Rows from a dataset of charts and code
################
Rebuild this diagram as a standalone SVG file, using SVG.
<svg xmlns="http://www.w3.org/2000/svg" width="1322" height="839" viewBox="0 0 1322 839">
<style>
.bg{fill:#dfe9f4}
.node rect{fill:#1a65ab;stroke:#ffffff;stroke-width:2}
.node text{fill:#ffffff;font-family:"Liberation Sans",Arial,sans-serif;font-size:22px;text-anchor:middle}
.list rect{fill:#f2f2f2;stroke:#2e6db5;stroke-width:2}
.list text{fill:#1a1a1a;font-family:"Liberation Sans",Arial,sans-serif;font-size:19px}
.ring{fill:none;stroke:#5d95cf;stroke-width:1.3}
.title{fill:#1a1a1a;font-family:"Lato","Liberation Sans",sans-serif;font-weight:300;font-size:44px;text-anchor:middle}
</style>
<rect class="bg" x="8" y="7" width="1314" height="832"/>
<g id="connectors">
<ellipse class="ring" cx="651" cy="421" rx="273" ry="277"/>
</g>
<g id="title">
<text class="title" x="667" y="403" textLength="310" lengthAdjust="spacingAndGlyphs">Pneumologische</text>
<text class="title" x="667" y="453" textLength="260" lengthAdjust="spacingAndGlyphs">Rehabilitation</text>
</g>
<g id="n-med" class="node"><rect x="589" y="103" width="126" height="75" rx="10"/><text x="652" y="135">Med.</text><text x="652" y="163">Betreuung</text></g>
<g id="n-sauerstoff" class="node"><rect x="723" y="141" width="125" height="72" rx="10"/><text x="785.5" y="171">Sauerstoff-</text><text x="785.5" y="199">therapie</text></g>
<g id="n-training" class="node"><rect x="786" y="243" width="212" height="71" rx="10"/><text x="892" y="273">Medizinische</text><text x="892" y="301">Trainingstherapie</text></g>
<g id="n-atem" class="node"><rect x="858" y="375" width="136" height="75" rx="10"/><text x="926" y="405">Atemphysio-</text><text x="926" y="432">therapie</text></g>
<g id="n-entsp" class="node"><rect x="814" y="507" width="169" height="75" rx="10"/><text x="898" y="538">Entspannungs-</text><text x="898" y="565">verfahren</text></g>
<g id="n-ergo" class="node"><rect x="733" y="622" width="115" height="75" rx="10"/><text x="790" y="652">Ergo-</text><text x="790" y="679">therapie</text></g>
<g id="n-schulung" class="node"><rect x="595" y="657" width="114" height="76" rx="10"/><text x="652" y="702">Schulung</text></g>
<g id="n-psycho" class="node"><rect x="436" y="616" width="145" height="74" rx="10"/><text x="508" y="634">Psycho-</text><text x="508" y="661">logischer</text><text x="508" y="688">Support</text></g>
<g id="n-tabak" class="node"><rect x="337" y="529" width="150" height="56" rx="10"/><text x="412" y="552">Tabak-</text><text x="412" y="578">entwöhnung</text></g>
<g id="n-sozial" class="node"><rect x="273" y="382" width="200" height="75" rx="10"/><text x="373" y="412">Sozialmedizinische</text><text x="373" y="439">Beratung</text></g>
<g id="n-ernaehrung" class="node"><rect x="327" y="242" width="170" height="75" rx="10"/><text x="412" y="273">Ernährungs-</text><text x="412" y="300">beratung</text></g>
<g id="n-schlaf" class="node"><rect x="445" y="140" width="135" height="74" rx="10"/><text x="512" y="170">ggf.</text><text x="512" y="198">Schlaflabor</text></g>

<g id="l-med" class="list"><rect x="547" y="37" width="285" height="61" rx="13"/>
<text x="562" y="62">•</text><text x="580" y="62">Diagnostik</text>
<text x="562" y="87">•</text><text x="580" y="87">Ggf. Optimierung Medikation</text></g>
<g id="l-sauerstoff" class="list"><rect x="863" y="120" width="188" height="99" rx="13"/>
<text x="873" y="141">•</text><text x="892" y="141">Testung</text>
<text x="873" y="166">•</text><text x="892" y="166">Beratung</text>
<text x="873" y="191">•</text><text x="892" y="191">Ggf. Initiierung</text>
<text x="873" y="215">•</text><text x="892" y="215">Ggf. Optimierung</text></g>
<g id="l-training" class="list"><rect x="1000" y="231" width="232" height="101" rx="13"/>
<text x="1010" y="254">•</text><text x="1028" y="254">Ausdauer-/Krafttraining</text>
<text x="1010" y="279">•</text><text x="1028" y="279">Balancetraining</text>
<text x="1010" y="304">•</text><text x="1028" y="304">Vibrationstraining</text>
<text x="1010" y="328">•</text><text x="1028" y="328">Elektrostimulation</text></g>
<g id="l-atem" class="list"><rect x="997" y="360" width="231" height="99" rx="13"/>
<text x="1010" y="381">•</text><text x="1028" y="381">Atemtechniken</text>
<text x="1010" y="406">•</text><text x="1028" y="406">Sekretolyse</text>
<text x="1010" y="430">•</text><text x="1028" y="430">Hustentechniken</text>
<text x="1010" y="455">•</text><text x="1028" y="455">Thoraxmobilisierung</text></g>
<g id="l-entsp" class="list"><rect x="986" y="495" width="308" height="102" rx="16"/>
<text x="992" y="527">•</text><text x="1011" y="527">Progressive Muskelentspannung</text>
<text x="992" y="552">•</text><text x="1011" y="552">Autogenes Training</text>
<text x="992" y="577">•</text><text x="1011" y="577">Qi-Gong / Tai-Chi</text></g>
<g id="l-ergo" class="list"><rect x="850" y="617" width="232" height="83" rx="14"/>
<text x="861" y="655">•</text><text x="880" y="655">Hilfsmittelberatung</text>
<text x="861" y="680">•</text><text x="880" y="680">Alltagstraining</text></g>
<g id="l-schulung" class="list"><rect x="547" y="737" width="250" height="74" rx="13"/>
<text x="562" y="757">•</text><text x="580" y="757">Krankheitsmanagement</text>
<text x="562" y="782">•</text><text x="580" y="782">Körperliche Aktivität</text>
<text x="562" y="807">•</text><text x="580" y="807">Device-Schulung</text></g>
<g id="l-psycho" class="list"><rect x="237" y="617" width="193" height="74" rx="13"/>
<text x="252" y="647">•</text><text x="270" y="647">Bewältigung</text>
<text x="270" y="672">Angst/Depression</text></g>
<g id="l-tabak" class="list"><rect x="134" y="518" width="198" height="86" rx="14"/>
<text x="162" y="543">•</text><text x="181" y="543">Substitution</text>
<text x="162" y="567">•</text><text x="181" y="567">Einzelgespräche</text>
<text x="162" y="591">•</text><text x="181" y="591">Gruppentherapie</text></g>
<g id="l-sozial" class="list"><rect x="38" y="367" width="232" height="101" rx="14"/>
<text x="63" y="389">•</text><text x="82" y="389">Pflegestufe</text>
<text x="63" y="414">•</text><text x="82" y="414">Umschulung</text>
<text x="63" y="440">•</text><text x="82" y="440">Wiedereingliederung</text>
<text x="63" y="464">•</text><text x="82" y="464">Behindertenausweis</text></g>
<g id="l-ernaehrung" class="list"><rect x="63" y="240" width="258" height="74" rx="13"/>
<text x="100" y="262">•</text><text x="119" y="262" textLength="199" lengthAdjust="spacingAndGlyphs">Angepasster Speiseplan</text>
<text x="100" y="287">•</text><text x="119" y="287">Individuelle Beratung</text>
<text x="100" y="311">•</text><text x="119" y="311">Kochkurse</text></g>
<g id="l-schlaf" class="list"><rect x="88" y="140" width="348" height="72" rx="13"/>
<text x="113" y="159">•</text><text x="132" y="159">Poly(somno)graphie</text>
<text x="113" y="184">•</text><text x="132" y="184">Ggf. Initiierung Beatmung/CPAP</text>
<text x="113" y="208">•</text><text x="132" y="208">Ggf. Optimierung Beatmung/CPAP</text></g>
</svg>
################
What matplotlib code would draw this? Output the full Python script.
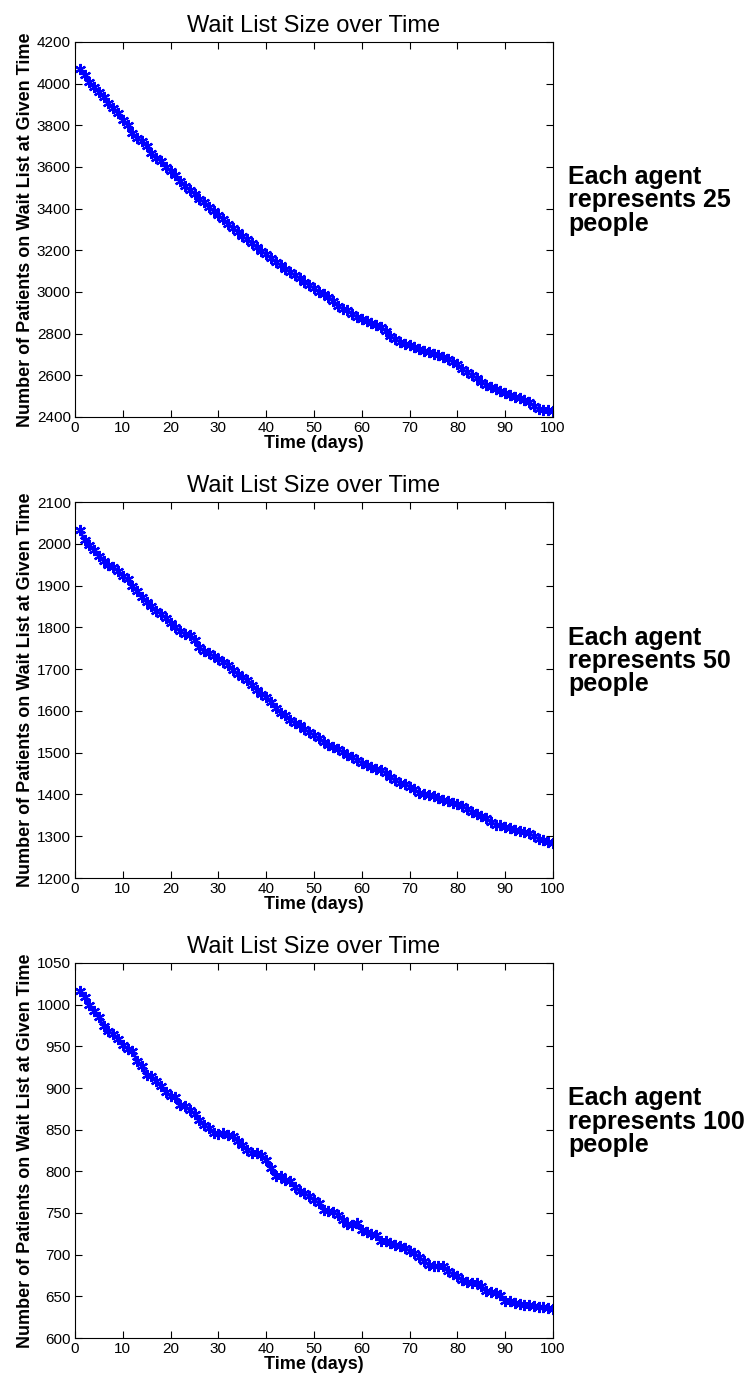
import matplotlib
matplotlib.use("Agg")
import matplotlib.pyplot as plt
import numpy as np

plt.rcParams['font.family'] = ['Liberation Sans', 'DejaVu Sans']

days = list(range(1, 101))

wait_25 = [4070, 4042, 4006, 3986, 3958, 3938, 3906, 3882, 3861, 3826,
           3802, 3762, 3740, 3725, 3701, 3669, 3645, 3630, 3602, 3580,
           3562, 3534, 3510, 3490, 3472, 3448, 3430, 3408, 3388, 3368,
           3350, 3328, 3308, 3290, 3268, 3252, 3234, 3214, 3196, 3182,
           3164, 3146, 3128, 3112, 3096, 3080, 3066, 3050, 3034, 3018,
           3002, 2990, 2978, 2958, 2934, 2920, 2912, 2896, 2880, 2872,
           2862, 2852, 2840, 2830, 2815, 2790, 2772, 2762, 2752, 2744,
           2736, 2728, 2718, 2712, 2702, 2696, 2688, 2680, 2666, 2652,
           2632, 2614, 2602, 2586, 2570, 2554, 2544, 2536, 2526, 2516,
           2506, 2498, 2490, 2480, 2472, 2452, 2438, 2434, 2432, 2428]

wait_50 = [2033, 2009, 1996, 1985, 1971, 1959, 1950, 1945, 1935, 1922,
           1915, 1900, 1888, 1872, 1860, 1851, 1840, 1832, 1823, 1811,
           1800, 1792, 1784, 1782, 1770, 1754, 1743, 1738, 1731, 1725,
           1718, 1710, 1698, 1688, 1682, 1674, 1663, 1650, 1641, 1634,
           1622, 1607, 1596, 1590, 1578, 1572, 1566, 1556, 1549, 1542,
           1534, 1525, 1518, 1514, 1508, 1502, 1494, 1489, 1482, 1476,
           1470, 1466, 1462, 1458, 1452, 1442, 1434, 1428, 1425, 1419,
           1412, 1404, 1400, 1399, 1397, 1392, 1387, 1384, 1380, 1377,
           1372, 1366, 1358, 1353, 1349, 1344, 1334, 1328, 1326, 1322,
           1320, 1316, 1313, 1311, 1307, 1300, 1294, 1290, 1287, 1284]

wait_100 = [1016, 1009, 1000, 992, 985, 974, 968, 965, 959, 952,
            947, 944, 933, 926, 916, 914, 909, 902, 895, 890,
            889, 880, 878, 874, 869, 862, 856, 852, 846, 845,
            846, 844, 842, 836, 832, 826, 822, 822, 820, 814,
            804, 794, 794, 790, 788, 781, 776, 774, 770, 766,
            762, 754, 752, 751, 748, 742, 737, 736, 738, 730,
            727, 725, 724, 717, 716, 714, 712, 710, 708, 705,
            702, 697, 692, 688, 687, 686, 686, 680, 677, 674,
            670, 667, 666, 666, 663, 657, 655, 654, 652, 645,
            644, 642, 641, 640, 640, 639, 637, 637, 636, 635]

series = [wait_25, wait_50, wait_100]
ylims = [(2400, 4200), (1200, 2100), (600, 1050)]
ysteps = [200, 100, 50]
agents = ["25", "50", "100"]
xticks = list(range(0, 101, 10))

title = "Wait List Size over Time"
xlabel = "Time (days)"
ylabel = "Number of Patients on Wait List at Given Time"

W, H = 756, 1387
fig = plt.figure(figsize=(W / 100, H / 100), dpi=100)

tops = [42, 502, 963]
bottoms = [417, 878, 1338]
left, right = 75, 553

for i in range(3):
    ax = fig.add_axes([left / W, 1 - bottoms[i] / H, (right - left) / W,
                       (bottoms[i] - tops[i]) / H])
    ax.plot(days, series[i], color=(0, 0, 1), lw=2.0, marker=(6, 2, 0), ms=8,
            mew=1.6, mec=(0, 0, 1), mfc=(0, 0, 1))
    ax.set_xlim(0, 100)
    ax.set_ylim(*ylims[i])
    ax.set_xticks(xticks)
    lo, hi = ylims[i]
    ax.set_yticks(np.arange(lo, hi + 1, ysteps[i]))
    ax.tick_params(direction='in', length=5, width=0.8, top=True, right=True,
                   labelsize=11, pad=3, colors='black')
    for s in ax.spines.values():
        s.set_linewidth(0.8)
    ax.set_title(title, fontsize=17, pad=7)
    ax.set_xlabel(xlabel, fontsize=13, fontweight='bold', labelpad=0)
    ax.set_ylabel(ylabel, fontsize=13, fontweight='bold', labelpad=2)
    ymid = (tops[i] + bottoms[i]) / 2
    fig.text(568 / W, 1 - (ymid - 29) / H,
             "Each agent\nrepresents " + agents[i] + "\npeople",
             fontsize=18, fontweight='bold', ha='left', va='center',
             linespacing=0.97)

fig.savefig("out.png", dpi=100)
################
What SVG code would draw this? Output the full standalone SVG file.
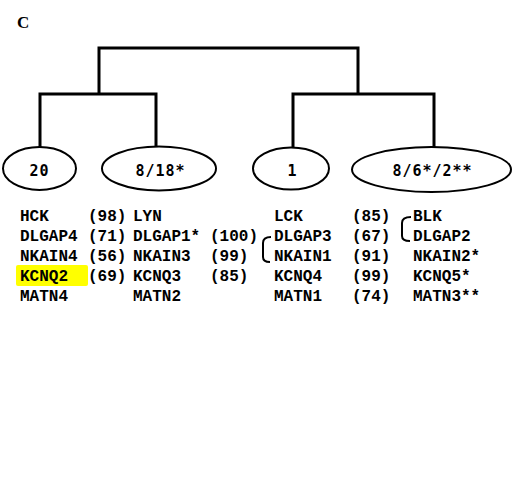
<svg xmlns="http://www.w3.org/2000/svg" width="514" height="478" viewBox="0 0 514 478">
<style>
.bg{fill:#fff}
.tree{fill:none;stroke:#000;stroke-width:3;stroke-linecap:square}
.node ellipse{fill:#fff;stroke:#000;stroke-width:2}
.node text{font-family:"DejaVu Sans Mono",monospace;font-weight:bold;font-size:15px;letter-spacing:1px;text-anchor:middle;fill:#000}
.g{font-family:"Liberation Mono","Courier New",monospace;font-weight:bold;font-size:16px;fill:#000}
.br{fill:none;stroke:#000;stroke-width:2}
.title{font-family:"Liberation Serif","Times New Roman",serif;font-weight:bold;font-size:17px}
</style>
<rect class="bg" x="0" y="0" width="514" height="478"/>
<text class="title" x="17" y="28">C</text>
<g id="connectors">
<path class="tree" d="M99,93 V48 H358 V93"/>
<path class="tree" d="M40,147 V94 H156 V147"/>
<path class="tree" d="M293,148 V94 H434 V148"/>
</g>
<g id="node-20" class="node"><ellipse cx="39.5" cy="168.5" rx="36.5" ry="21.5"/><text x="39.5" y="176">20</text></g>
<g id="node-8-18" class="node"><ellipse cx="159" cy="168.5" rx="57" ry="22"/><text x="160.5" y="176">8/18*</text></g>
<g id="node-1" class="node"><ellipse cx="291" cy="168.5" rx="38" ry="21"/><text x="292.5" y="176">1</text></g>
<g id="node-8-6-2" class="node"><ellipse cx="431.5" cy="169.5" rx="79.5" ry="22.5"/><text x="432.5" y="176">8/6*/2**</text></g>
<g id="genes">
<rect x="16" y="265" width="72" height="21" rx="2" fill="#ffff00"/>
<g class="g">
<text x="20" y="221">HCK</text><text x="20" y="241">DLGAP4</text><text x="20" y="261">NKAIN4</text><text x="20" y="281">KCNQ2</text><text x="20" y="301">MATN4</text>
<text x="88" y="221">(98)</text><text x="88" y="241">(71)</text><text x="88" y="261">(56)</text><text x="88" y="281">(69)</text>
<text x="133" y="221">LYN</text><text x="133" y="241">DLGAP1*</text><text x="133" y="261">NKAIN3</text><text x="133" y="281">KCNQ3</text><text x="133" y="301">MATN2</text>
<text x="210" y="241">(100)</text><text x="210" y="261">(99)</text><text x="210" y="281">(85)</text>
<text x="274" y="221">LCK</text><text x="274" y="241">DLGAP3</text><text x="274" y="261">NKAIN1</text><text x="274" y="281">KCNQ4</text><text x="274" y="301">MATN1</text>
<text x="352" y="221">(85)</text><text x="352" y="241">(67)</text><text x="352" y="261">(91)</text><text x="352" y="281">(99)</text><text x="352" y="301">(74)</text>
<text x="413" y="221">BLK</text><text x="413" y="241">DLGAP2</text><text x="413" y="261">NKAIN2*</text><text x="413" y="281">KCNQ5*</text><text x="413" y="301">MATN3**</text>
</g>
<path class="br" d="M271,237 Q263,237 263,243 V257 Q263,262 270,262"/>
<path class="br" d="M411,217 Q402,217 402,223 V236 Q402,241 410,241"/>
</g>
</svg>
################
▸ WHAT NEEDS TO BE DONE:
What lines above run from the one with "What matplotlib code" to the one with "days = list(range(1, 101))"? Give them again exactly, ends included, and leave the pictures out.

▸ THE ANSWER:
What matplotlib code would draw this? Output the full Python script.
import matplotlib
matplotlib.use("Agg")
import matplotlib.pyplot as plt
import numpy as np

plt.rcParams['font.family'] = ['Liberation Sans', 'DejaVu Sans']

days = list(range(1, 101))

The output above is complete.